* Records for processing
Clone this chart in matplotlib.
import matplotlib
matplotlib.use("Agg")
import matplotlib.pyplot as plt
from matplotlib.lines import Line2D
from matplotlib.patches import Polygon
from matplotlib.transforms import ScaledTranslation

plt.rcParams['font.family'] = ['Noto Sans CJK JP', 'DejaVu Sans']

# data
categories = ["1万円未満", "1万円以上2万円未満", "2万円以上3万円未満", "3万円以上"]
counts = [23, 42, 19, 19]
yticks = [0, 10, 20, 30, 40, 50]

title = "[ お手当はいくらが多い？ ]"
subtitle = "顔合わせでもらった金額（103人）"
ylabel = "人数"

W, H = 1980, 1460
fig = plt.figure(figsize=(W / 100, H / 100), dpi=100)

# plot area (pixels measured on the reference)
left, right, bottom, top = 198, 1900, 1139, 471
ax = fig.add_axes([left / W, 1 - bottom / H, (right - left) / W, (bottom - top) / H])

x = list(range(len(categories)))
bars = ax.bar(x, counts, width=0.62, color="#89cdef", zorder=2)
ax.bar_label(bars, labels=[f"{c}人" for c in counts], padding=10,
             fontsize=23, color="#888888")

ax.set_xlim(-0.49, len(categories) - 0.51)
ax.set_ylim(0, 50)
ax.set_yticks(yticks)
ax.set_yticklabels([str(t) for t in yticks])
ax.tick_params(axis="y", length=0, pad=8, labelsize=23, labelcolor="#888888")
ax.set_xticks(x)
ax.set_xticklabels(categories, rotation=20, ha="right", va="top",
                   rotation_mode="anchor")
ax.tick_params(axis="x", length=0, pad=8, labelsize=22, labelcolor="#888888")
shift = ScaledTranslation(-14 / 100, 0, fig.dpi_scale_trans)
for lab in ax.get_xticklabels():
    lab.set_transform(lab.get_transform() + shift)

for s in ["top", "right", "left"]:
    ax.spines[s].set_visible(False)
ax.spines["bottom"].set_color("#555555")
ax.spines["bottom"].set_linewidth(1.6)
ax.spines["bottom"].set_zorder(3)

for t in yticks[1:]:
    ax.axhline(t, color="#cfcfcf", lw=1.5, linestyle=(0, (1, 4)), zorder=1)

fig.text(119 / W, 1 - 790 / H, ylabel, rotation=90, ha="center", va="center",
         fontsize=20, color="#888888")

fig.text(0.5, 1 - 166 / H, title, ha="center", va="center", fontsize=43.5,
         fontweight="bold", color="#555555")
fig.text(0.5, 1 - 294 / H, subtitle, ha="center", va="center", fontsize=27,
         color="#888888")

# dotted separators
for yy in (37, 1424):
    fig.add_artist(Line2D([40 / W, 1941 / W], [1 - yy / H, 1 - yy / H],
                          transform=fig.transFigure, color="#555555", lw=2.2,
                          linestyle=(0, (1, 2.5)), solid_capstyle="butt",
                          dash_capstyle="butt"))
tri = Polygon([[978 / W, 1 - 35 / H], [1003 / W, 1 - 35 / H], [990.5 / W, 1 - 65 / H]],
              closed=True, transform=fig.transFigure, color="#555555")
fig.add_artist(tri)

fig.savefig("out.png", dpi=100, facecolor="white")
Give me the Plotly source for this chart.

* What is asked
Reproduce the entries exactly, starting at their first line and stopping after the line with "fig = plt.figure(figsize=(W".

* Exercise answer
Clone this chart in matplotlib.
import matplotlib
matplotlib.use("Agg")
import matplotlib.pyplot as plt
from matplotlib.lines import Line2D
from matplotlib.patches import Polygon
from matplotlib.transforms import ScaledTranslation

plt.rcParams['font.family'] = ['Noto Sans CJK JP', 'DejaVu Sans']

# data
categories = ["1万円未満", "1万円以上2万円未満", "2万円以上3万円未満", "3万円以上"]
counts = [23, 42, 19, 19]
yticks = [0, 10, 20, 30, 40, 50]

title = "[ お手当はいくらが多い？ ]"
subtitle = "顔合わせでもらった金額（103人）"
ylabel = "人数"

W, H = 1980, 1460
fig = plt.figure(figsize=(W / 100, H / 100), dpi=100)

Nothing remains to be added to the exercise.